Harry tried to wrap his head around this newer and more shocking piece of information, and decided it was too raw and too huge. He’d come back to it another time. Instead, he focused on who he had been when he had arrived earlier.
“Why do I look like James Potter?”
“At a guess… I would suggest a sort of glamour charm which is tied to our blood. Something that can only be broken by someone who knows - and given that I believe only Regulus, Severus and the real Potters knew at the time, and Regulus died for you, I assume it was meant to be permanent.”
“Can… can you remove it?”
“Do you want me to?”
Harry considered this for a moment. “I… don’t know,” he said. “How different will I look?”

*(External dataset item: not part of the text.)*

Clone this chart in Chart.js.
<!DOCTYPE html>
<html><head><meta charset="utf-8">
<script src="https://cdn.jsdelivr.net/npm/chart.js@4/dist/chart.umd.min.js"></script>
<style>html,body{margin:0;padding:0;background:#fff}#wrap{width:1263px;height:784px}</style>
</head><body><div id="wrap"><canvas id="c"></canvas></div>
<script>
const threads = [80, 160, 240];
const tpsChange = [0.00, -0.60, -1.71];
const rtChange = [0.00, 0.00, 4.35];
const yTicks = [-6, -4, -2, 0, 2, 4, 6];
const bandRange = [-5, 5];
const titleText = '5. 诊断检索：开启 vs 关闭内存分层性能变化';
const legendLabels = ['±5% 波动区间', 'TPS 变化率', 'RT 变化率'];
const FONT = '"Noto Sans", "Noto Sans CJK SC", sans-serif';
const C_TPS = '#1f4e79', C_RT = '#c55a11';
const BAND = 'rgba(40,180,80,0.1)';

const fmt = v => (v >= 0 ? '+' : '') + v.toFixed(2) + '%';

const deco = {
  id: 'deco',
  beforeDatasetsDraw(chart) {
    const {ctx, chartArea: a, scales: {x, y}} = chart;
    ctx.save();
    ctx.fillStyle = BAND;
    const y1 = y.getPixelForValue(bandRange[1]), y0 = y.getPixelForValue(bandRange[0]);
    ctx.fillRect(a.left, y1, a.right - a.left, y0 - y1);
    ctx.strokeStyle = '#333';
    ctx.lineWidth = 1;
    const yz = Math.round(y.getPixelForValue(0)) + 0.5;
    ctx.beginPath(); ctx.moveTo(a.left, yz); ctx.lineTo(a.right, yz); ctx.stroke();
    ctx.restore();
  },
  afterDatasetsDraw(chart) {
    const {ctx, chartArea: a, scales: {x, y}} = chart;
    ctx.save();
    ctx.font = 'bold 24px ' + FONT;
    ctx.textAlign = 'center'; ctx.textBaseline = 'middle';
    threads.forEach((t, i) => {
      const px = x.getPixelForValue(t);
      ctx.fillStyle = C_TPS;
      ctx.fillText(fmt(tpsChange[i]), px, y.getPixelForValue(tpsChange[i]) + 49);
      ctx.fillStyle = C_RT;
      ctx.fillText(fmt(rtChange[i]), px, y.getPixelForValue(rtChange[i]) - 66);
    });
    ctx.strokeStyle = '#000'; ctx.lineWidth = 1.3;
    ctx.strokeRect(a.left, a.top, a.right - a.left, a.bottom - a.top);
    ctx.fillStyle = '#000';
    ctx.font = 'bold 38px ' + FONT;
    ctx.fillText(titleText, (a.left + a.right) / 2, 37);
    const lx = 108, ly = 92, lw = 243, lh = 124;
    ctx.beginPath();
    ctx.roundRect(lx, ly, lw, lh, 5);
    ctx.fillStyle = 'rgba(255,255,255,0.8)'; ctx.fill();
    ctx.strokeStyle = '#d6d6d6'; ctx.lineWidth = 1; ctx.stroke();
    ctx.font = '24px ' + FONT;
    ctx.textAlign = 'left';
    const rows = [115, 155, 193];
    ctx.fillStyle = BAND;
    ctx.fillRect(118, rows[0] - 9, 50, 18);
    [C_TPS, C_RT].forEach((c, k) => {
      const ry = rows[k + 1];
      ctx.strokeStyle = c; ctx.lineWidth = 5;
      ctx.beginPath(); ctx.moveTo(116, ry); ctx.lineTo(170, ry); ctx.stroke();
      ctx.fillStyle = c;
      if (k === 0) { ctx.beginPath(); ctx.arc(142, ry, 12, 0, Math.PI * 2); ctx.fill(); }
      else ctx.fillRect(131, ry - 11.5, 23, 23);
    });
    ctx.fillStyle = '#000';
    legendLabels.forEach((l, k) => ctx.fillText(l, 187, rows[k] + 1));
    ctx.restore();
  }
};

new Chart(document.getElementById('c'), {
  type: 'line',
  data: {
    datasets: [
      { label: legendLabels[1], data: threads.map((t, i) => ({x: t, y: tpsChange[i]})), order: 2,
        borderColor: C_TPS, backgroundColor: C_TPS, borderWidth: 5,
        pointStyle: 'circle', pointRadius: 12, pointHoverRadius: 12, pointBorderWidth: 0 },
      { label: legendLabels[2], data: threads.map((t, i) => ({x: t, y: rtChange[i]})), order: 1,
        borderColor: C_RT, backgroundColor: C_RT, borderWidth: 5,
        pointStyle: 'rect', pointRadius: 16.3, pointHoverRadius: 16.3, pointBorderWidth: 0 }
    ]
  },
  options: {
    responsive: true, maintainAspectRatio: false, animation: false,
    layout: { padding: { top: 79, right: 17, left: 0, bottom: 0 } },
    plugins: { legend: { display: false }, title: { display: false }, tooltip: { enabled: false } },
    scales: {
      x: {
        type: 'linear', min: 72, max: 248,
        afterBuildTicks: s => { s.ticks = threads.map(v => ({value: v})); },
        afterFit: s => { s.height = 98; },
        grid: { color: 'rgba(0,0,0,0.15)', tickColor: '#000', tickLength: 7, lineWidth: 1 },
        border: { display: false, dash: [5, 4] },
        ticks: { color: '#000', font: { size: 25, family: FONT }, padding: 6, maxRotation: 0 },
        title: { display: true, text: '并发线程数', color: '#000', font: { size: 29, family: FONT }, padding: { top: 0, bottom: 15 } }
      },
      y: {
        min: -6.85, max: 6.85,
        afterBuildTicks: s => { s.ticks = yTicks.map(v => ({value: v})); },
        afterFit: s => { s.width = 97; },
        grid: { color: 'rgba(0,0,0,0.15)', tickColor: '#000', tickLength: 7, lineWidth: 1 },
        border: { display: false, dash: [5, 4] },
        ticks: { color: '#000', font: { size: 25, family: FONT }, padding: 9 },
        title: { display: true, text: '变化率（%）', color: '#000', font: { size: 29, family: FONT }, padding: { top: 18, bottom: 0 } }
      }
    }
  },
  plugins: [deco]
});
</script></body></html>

“I can’t be sure. But considering the length of time the charm has held, and the prevailing genetics in our bloodline” - she rolled her eyes - “I would suggest that your colouring will be unchanged, at least.”
“It is our choices, Harry, that show what we truly are.”

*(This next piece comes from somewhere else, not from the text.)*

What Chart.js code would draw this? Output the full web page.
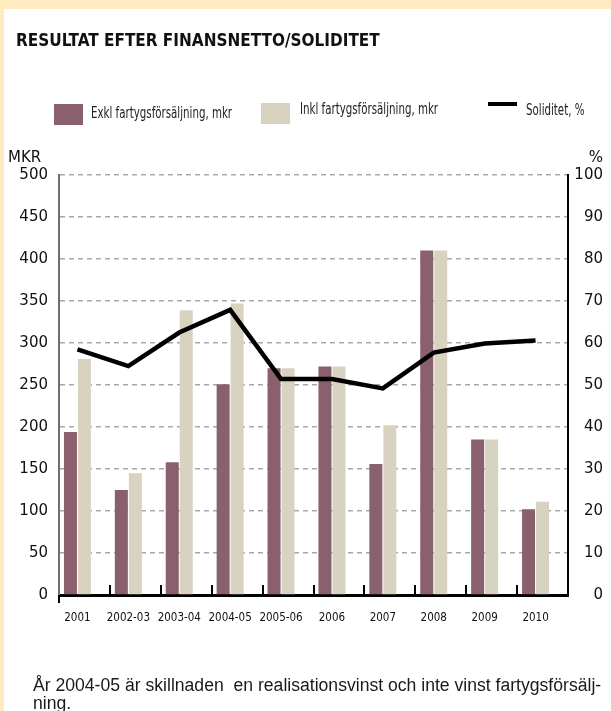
<!DOCTYPE html>
<html>
<head>
<meta charset="utf-8">
<script src="https://cdn.jsdelivr.net/npm/chart.js@4.4.1/dist/chart.umd.min.js"></script>
<style>
  html, body { margin: 0; padding: 0; }
  body { width: 611px; height: 711px; position: relative; overflow: hidden; background: #fff; }
  .band-top { position: absolute; left: 0; top: 0; width: 611px; height: 9px; background: #ffebbf; }
  .band-left { position: absolute; left: 0; top: 0; width: 4px; height: 711px; background: #ffebbf; }
  canvas { position: absolute; left: 0; top: 0; }
  .txt { position: absolute; white-space: nowrap; color: #111; }
  .narrow { font-family: "DejaVu Sans Condensed", "DejaVu Sans", sans-serif; transform-origin: 0 50%; }
  .title { left: 16px; top: 32px; font-size: 17px; line-height: 17px; font-weight: bold; }
  .leg { font-size: 15px; line-height: 15px; color: #222; transform: scaleX(0.76); }
  .swatch { position: absolute; }
  .axis-name { font-family: "DejaVu Sans", sans-serif; font-size: 15px; line-height: 15px; }
  .note { left: 33px; top: 676px; font-family: "Liberation Sans", Arial, sans-serif; font-size: 17.6px; line-height: 18px; color: #1a1a1a; }
</style>
</head>
<body>
<div class="band-top"></div>
<div class="band-left"></div>
<canvas id="chart" width="611" height="711"></canvas>

<div class="txt narrow title">RESULTAT EFTER FINANSNETTO/SOLIDITET</div>

<div class="swatch" style="left:54px;top:104px;width:29px;height:21px;background:#89606b"></div>
<div class="txt narrow leg" style="left:91px;top:106px">Exkl fartygsförsäljning, mkr</div>
<div class="swatch" style="left:261px;top:103px;width:29px;height:21px;background:#d8d3c1"></div>
<div class="txt narrow leg" style="left:300px;top:102px">Inkl fartygsförsäljning, mkr</div>
<div class="swatch" style="left:488px;top:102px;width:29px;height:4px;background:#000"></div>
<div class="txt narrow leg" style="left:526px;top:103px">Soliditet, %</div>

<div class="txt axis-name" style="left:8px;top:150px">MKR</div>
<div class="txt axis-name" style="right:8px;top:150px">%</div>

<div class="txt note">År 2004-05 är skillnaden&nbsp; en realisationsvinst och inte vinst fartygsförsälj-<br>ning.</div>

<script>
const years = ['2001', '2002-03', '2003-04', '2004-05', '2005-06', '2006', '2007', '2008', '2009', '2010'];
const exklValues = [194, 125, 158, 251, 270, 272, 156, 410, 185, 102];
const inklValues = [281, 145, 339, 347, 270, 272, 202, 410, 185, 111];
const soliditet = [58.5, 54.5, 62.5, 67.9, 51.4, 51.4, 49.2, 57.7, 59.9, 60.6];
const mkrTicks = { min: 0, max: 500, step: 50 };
const pctTicks = { min: 0, max: 100, step: 10 };

const mauve = '#89606b';
const beige = '#d8d3c1';

// the bar pairs (and the line) sit a little left of the middle of each year slot
const pairShift = 0.1375;

// short tick marks pointing up from the x axis between the years
const innerTicks = {
  id: 'innerTicks',
  afterDatasetsDraw(chart) {
    const xs = chart.scales.x;
    const ctx = chart.ctx;
    const bottom = chart.chartArea.bottom;
    ctx.save();
    ctx.strokeStyle = '#000';
    ctx.lineWidth = 2;
    ctx.beginPath();
    for (let i = 1; i < years.length; i++) {
      const x = Math.round(xs.getPixelForValue(i - 0.5 + pairShift));
      ctx.moveTo(x, bottom);
      ctx.lineTo(x, bottom - 10);
    }
    ctx.moveTo(xs.left, bottom);
    ctx.lineTo(xs.left, bottom + 8);
    ctx.stroke();
    ctx.restore();
  }
};

const toPoints = (arr) => arr.map((v, i) => ({ x: i, y: v }));

new Chart(document.getElementById('chart'), {
  type: 'bar',
  data: {
    datasets: [
      {
        label: 'Exkl fartygsförsäljning, mkr',
        data: toPoints(exklValues),
        backgroundColor: mauve,
        categoryPercentage: 0.55,
        barPercentage: 0.93,
        yAxisID: 'y', order: 1
      },
      {
        label: 'Inkl fartygsförsäljning, mkr',
        data: toPoints(inklValues),
        backgroundColor: beige,
        categoryPercentage: 0.55,
        barPercentage: 0.93,
        yAxisID: 'y', order: 1
      },
      {
        type: 'line',
        label: 'Soliditet, %',
        data: toPoints(soliditet),
        borderColor: '#000',
        borderWidth: 4.5,
        pointRadius: 0,
        tension: 0,
        yAxisID: 'y1', order: 0
      }
    ]
  },
  options: {
    responsive: false,
    animation: false,
    events: [],
    layout: { padding: { left: 0, right: 8, top: 175, bottom: 76 } },
    plugins: {
      legend: { display: false },
      tooltip: { enabled: false }
    },
    scales: {
      x: {
        type: 'linear',
        position: 'bottom',
        offset: false,
        bounds: 'data',
        min: -0.5 + pairShift,
        max: years.length - 0.5 + pairShift,
        afterBuildTicks: (s) => { s.ticks = years.map((_, i) => ({ value: i })); },
        afterFit: (s) => { s.height = 40; },
        ticks: {
          callback: (v) => years[v],
          font: { family: '"DejaVu Sans Condensed", sans-serif', size: 11.5 },
          color: '#111',
          padding: 16,
          maxRotation: 0,
          autoSkip: false
        },
        grid: { offset: false, drawOnChartArea: false, drawTicks: false },
        border: { color: '#000', width: 3 }
      },
      y: {
        position: 'left',
        min: mkrTicks.min,
        max: mkrTicks.max,
        afterFit: (s) => { s.width = 59; },
        ticks: {
          stepSize: mkrTicks.step,
          font: { family: '"DejaVu Sans", sans-serif', size: 15 },
          color: '#111',
          padding: 11
        },
        grid: { color: '#a8a8a8', lineWidth: 1.5, drawTicks: false },
        border: { color: '#6f6f6f', width: 2, dash: [5, 4] }
      },
      y1: {
        position: 'right',
        min: pctTicks.min,
        max: pctTicks.max,
        afterFit: (s) => { s.width = 35; },
        ticks: {
          stepSize: pctTicks.step,
          font: { family: '"DejaVu Sans", sans-serif', size: 15 },
          color: '#111',
          padding: 7,
          crossAlign: 'far'
        },
        grid: { drawOnChartArea: false, drawTicks: false },
        border: { color: '#000', width: 2 }
      }
    }
  },
  plugins: [innerTicks]
});
</script>
</body>
</html>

Harry bit his lip. “I’m still me. My name has changed, and I’m going to look different, but I’m still - I’ve still done what I have done. Those choices are who I am.”
Andromeda nodded. “And they always will be,” she agreed. “There is enough proof, Harry. You aren’t going to walk out of this room and have vanished from existence. You can remain Harry Potter forever, or you can reclaim your name - either way, you haven’t changed.”
Harry took a deep breath and nodded. “Remove it,” he said with more confidence than he felt. “If it’s too different, I can put it back up until I decide what to do. Remove it.”
Andromeda reached for her wand, and Harry closed his eyes instinctively. He didn’t reopen them until he heard her soft gasp, and looked up to see her eyes swimming with tears. “You’re definitely a Black,” she said, chuckling. She Summoned a mirror.
Harry looked into it with trepidation, unsure what he was going to see. Staring back were his eyes - less of an almond shape, now, but almost the same shade of green nonetheless. His cheekbones were higher, giving him the haughtier look he had associated with Sirius and Regulus, Narcissa and Draco, Bellatrix, and even - the first time he had met her - Andromeda. His hair was smoother, less determined to stick up and out, and had the slightest curl to it. His jaw, which had never been strong or square, was nonetheless narrower, his nose longer.
He looked less like James Potter and more like Andromeda and Sirius, he supposed. But he thought he was still recognisable as Harry Potter, for now, and had enough other traits to be accepted as a Black when the time came. He smiled at his reflection and handed the mirror back to Andromeda.
“It’s nice to have elements of people, rather than look just like someone with someone else’s eyes,” he admitted. “Hearing that constantly was a little…”
“Yes, I can imagine it was both a source of immense pride and boundless irritation,” Andromeda supplied with a trace of mischief that Harry hoped he would see more of as he got to know his - well, his aunt.
“Exactly,” he agreed, and his smile felt wider than any smile he’d managed to produce. “Exactly.”